Analistas afirmam que a publicação dessas leis faz parte de um esforço maior do regime para codificar o funcionamento dos ministérios e garantir a adesão à visão extremista da sharia, instituída pelo líder do Talibã, Hibatullah Akhundzada.
Eliminação de princípios ocidentais
O documento também busca eliminar todos os princípios ocidentais do governo anterior, apoiado pelos EUA. Apesar da pressão externa, o Talibã defende essas leis como enraizadas nos ensinamentos islâmicos.
“O Afeganistão é uma nação islâmica; as leis islâmicas são inerentemente aplicáveis em sua sociedade”, declarou o porta-voz do governo, Zabiullah Mujahid.
As normas têm atraído críticas de grupos de direitos humanos e da missão das Nações Unidas no Afeganistão. Roza Otunbayeva, chefe da missão, descreveu as regras como “uma visão angustiante do futuro do Afeganistão” e afirmou que elas ampliam as “restrições já intoleráveis” aos direitos das mulheres.
Repressão visual da feminilidade
Nos últimos três anos, sinais visuais da feminilidade foram eliminados do espaço público, com rostos de mulheres sendo removidos de anúncios, murais e pôsteres. Manequins femininos em lojas, vestidos com abayas pretas que cobrem todo o corpo, têm suas cabeças cobertas com papel alumínio.
Muitas mulheres, como Faramarz, que disse viver como prisioneira em casa, enfrentam uma situação desesperadora. Escolas clandestinas e aulas online são algumas das alternativas encontradas para continuar estudando. Mohadisa Hasani, de 18 anos, é um exemplo de resiliência.
Ela voltou a estudar cerca de um ano após o Talibã assumir o poder, com a ajuda de amigos que emigraram para os EUA e Canadá. “Alguns dos meus amigos estão pintando, escrevendo, fazendo aulas clandestinas de taekwondo”, disse Hasani. “Nossa depressão está sempre presente, mas temos que ser corajosos.”
Rahmani, uma viúva de 43 anos, lamenta a perda de sua identidade e sustento após trabalhar por quase 20 anos em grupos sem fins lucrativos. Ela agora toma pílulas para dormir todas as noites para lidar com a ansiedade.
“Sinto falta dos dias em que eu costumava ser alguém, quando podia trabalhar, ganhar a vida e servir ao meu país”, relembrou Rahmani. “Eles apagaram nossa presença da sociedade”.
Realidade constante de repressão
Até mesmo antes do novo manifesto, a ameaça de ser repreendida pela polícia do vício e da virtude já era uma realidade constante.
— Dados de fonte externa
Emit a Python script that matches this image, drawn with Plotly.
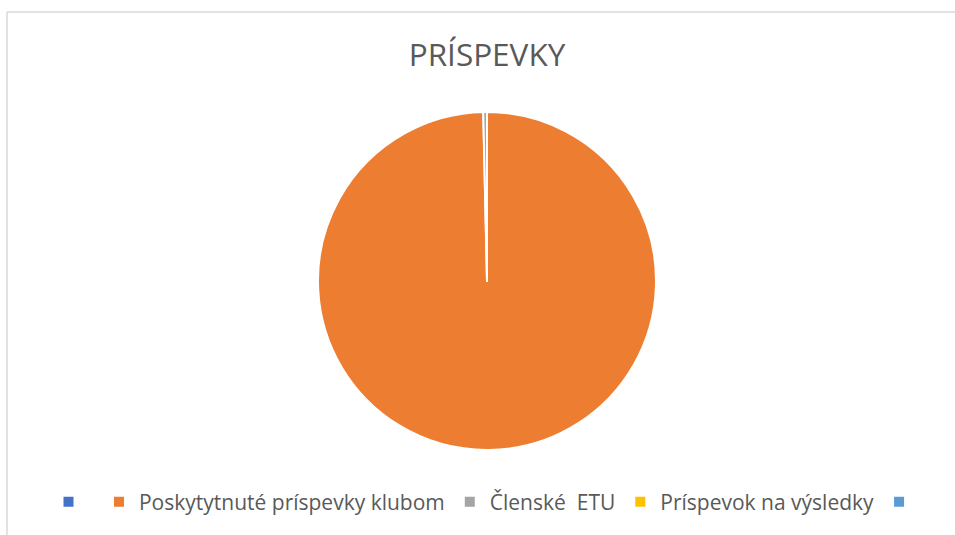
import plotly.graph_objects as go

categories = [" ", "Poskytytnuté príspevky klubom", "Členské\u00a0 ETU", "Príspevok na výsledky", "  "]
values = [0, 28000, 100, 0, 0]
colors = ["#4472C4", "#ED7D31", "#A5A5A5", "#FFC000", "#5B9BD5"]

W, H = 955, 535
cx, cy, r = 487, 281, 169

fig = go.Figure(go.Pie(
    labels=categories,
    values=values,
    sort=False,
    direction="clockwise",
    rotation=0,
    textinfo="none",
    hoverinfo="label+value+percent",
    marker=dict(colors=colors, line=dict(color="white", width=2)),
    domain=dict(x=[(cx - 200) / W, (cx + 200) / W], y=[1 - (cy + r) / H, 1 - (cy - r) / H]),
))

fig.update_layout(
    width=W, height=H,
    margin=dict(l=0, r=0, t=0, b=0),
    paper_bgcolor="white",
    font=dict(family="Open Sans", color="#595959"),
    title=dict(text="PRÍSPEVKY", x=cx / W, xanchor="center", y=1 - 55 / H, yanchor="middle",
               font=dict(size=31.5, color="#595959", family="Open Sans")),
    legend=dict(orientation="h", x=(cx + 5) / W, xanchor="center", y=1 - 502 / H, yanchor="middle",
                font=dict(size=21, color="#595959"), itemclick=False, tracegroupgap=0),
    shapes=[
        dict(type="line", xref="paper", yref="paper", x0=7 / W, x1=1, y0=1 - 12 / H, y1=1 - 12 / H,
             line=dict(color="#D9D9D9", width=1.5)),
        dict(type="line", xref="paper", yref="paper", x0=7 / W, x1=7 / W, y0=0, y1=1 - 12 / H,
             line=dict(color="#D9D9D9", width=1.5)),
    ],
)

fig.write_html("out.html", config={"displayModeBar": False},
               post_script="document.body.style.margin='0';document.body.style.overflow='hidden';")
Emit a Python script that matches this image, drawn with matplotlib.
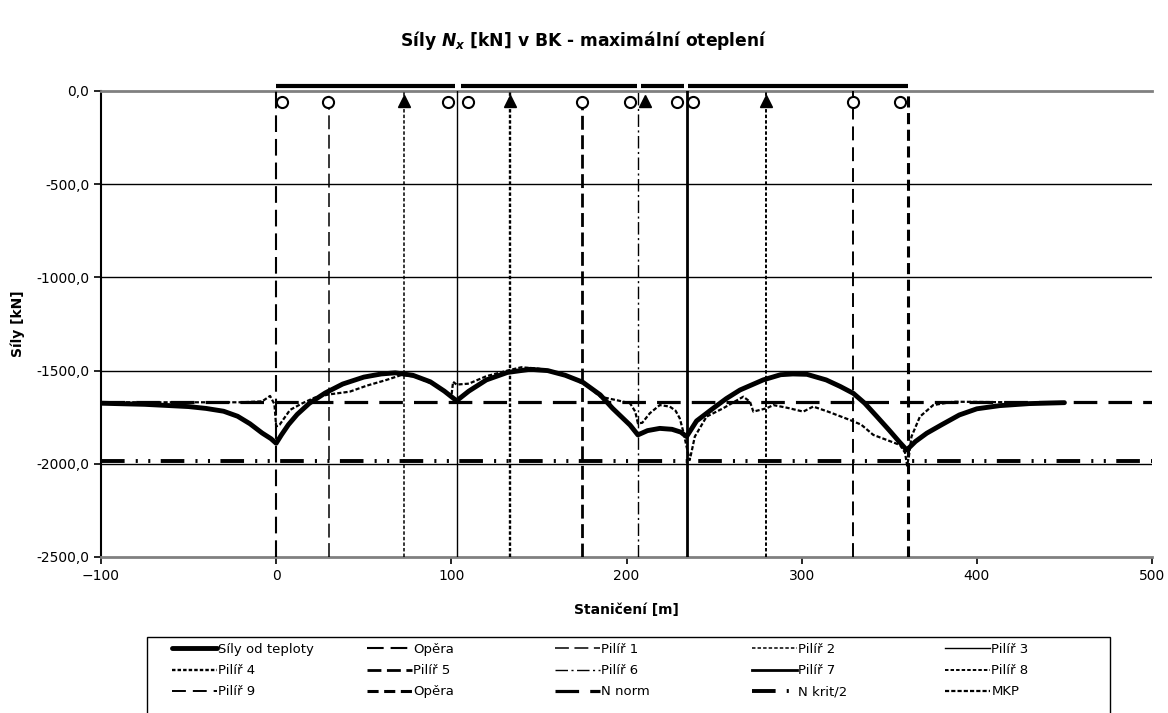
import matplotlib
matplotlib.use("Agg")
import matplotlib.pyplot as plt
from matplotlib.ticker import FuncFormatter, MultipleLocator
from matplotlib.patches import Rectangle

plt.rcParams['font.family'] = ['DejaVu Sans']
plt.rcParams['mathtext.fontset'] = 'custom'
plt.rcParams['mathtext.it'] = 'DejaVu Sans:italic:bold'
plt.rcParams['mathtext.rm'] = 'DejaVu Sans:bold'
plt.rcParams['lines.scale_dashes'] = False

# ---------------- data ----------------
# main curve: forces from temperature
temp_x = [-100, -75, -50, -40, -30, -22, -15, -8, -3, 0, 3, 7, 12, 19, 28, 38, 50, 60, 68, 78,
          88, 96, 103, 110, 120, 132, 145, 155, 165, 175, 185, 192, 202, 206.5, 212, 219, 226,
          231, 234.3, 240, 249.5, 257, 264.8, 278, 288, 295, 303, 314, 322, 329.5, 336, 343,
          350, 356, 360, 365, 371.4, 380, 390, 400, 413, 430, 450]
temp_y = [-1675, -1681, -1693, -1703, -1718, -1745, -1785, -1835, -1865, -1890, -1845, -1790,
          -1735, -1675, -1620, -1572, -1535, -1518, -1512, -1525, -1560, -1610, -1662, -1610,
          -1550, -1510, -1493, -1500, -1525, -1562, -1630, -1702, -1792, -1845, -1822, -1810,
          -1815, -1830, -1854, -1770, -1702, -1650, -1604, -1550, -1522, -1518, -1520, -1550,
          -1585, -1622, -1675, -1747, -1820, -1885, -1926, -1880, -1836, -1790, -1738, -1705,
          -1688, -1677, -1672]

# MKP (FEM) results
mkp_x = [-100, -20, -8, -3.5, -1, 0, 2, 7.9, 15, 22, 30, 42, 52, 63, 72, 80, 90, 97, 100, 101,
         103, 110, 120, 132, 140, 150, 160, 170, 178, 185, 195, 202, 205, 206.5, 209, 213.3, 219,
         224.7, 228, 230.4, 232.5, 234.3, 236.1, 237.5, 239, 245.7, 255.2, 262, 266.7, 270.5,
         272.4, 276.2, 280, 283.8, 292, 300.9, 306.6, 315, 327.6, 334, 340.9, 348, 356.1, 359,
         360.2, 361.2, 362.7, 367.5, 375.1, 386.6, 400, 420]
mkp_y = [-1670, -1670, -1665, -1636, -1680, -1800, -1790, -1711, -1675, -1645, -1628, -1613,
         -1580, -1550, -1522, -1535, -1575, -1620, -1640, -1560, -1575, -1570, -1530, -1500,
         -1482, -1490, -1510, -1545, -1585, -1640, -1660, -1675, -1720, -1783, -1780, -1729,
         -1685, -1693, -1715, -1756, -1830, -1908, -1980, -1920, -1854, -1747, -1702, -1665,
         -1640, -1667, -1720, -1711, -1702, -1685, -1700, -1720, -1693, -1720, -1765, -1790,
         -1845, -1870, -1899, -1940, -2010, -1960, -1854, -1747, -1685, -1667, -1668, -1670]

# supports (abutments and piers)
support_names = ["Opěra", "Pilíř 1", "Pilíř 2", "Pilíř 3", "Pilíř 4", "Pilíř 5", "Pilíř 6",
                 "Pilíř 7", "Pilíř 8", "Pilíř 9", "Opěra"]
support_x = [0, 30, 73, 103.4, 133.5, 174.4, 206.3, 234.3, 279.6, 329.5, 360.5]

# bearings
free_bearing_x = [3.1, 29.8, 98.3, 109.7, 174.4, 202, 228.6, 238.1, 329.5, 356.1]
free_bearing_y = -57
fixed_bearing_x = [73, 133.5, 210.6, 279.6]
fixed_bearing_y = -52

# deck segments
deck_start = [0, 105.3, 208, 235.2]
deck_end = [102.1, 205.8, 233, 360.5]
deck_y = 25

n_norm = -1670
n_krit_half = -1985

# ---------------- styles ----------------
support_styles = [
    dict(lw=1.5, ls=(0, (12, 5))),
    dict(lw=1.1, ls=(0, (10, 4))),
    dict(lw=1.1, ls=(0, (2.5, 1.5))),
    dict(lw=1.0, ls='-'),
    dict(lw=1.7, ls=(0, (2.5, 1.5))),
    dict(lw=2.0, ls=(0, (10, 4))),
    dict(lw=1.0, ls=(0, (9, 2.5, 1.5, 2.5))),
    dict(lw=2.0, ls='-'),
    dict(lw=1.4, ls=(0, (2.5, 1.5))),
    dict(lw=1.4, ls=(0, (10, 5))),
    dict(lw=2.2, ls=(0, (8, 4))),
]

W, H = 1168, 713
fig = plt.figure(figsize=(W / 100, H / 100), dpi=100)
ax = fig.add_axes([101 / W, 1 - 557 / H, (1152 - 101) / W, (557 - 91) / H])

ax.set_xlim(-100, 500)
ax.set_ylim(-2500, 0)

for yg in [-500, -1000, -1500, -2000]:
    ax.axhline(yg, color='black', lw=1.0, zorder=1)

h = ax.plot(temp_x, temp_y, color='black', lw=3.5, solid_capstyle='round',
            solid_joinstyle='round', zorder=6, label='Síly od teploty')[0]
legend_lines = [h]

for name, xs, st in zip(support_names, support_x, support_styles):
    ln = ax.axvline(xs, color='black', zorder=3, label=name, **st)
    legend_lines.append(ln)

hn = ax.axhline(n_norm, color='black', lw=2.3, ls=(0, (17, 8)), zorder=4, label='N norm')
hk = ax.axhline(n_krit_half, color='black', lw=2.8,
                ls=(0, (17, 8, 1.5, 7.5, 1.5, 7.5)), zorder=4, label='N krit/2')
hm = ax.plot(mkp_x, mkp_y, color='black', lw=1.6, ls=(0, (3, 1.5)), zorder=5, label='MKP')[0]
legend_lines += [hn, hk, hm]

ax.plot(free_bearing_x, [free_bearing_y] * len(free_bearing_x), ls='none', marker='o',
        ms=8, mfc='white', mec='black', mew=1.5, zorder=7, clip_on=False)
ax.plot(fixed_bearing_x, [fixed_bearing_y] * len(fixed_bearing_x), ls='none', marker='^',
        ms=9, color='black', zorder=7, clip_on=False)

for s, e in zip(deck_start, deck_end):
    ax.plot([s, e], [deck_y, deck_y], color='black', lw=3.0, solid_capstyle='butt',
            clip_on=False, zorder=7)

# axes styling
ax.spines['right'].set_visible(False)
ax.spines['top'].set_color('#808080')
ax.spines['top'].set_linewidth(2)
ax.spines['bottom'].set_color('#808080')
ax.spines['bottom'].set_linewidth(2)
ax.spines['left'].set_color('black')
ax.spines['left'].set_linewidth(1.5)

ax.xaxis.set_major_locator(MultipleLocator(100))
ax.yaxis.set_major_locator(MultipleLocator(500))
ax.yaxis.set_major_formatter(FuncFormatter(lambda v, p: f"{v:.1f}".replace('.', ',')))
ax.tick_params(axis='both', direction='out', length=5, width=1.2, labelsize=10,
               colors='black')
ax.tick_params(axis='x', pad=4)

ax.set_xlabel('Staničení [m]', fontsize=10, fontweight='bold', labelpad=14)
ax.set_ylabel('Síly [kN]', fontsize=10, fontweight='bold', labelpad=8)

fig.text(0.5, 1 - 41 / H, r'Síly $N_x$ [kN] v BK - maximální oteplení', ha='center',
         va='center', fontsize=12.3, fontweight='bold')

# legend: 5 equally spaced columns, row-major order as displayed
ncol = 5
nrow = 3
labels = [l.get_label() for l in legend_lines]
col_left_px = [172, 367, 555, 752, 945]
for c in range(ncol):
    idx = [r * ncol + c for r in range(nrow)]
    fig.legend([legend_lines[i] for i in idx], [labels[i] for i in idx],
               loc='upper left', bbox_to_anchor=(col_left_px[c] / W, 1 - 643 / H),
               frameon=False, borderpad=0, borderaxespad=0, fontsize=9.5,
               handlelength=3.4, handletextpad=0.12, labelspacing=0.62)
fig.patches.append(Rectangle((147 / W, -0.02), (1110 - 147) / W, 0.02 + 1 - 637 / H,
                             transform=fig.transFigure, fill=False, edgecolor='black',
                             lw=1.0))

fig.savefig('out.png', dpi=100)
Mulheres eram cada vez mais impedidas de entrar em lugares públicos.
“Eu vivo em casa como uma prisioneira”, disse Faramarz. “Não saio de casa há três meses.” A inversão de direitos foi especialmente difícil para as meninas que cresceram durante a ocupação dos EUA, uma era de oportunidades para as mulheres.
Algumas meninas, determinadas a continuar seus estudos, encontraram maneiras de fazê-lo. Escolas clandestinas para mulheres, muitas vezes com pouco mais de algumas dezenas de alunas e um tutor, surgiram em casas particulares por todo o país. Outras recorreram a aulas online, apesar da internet instável.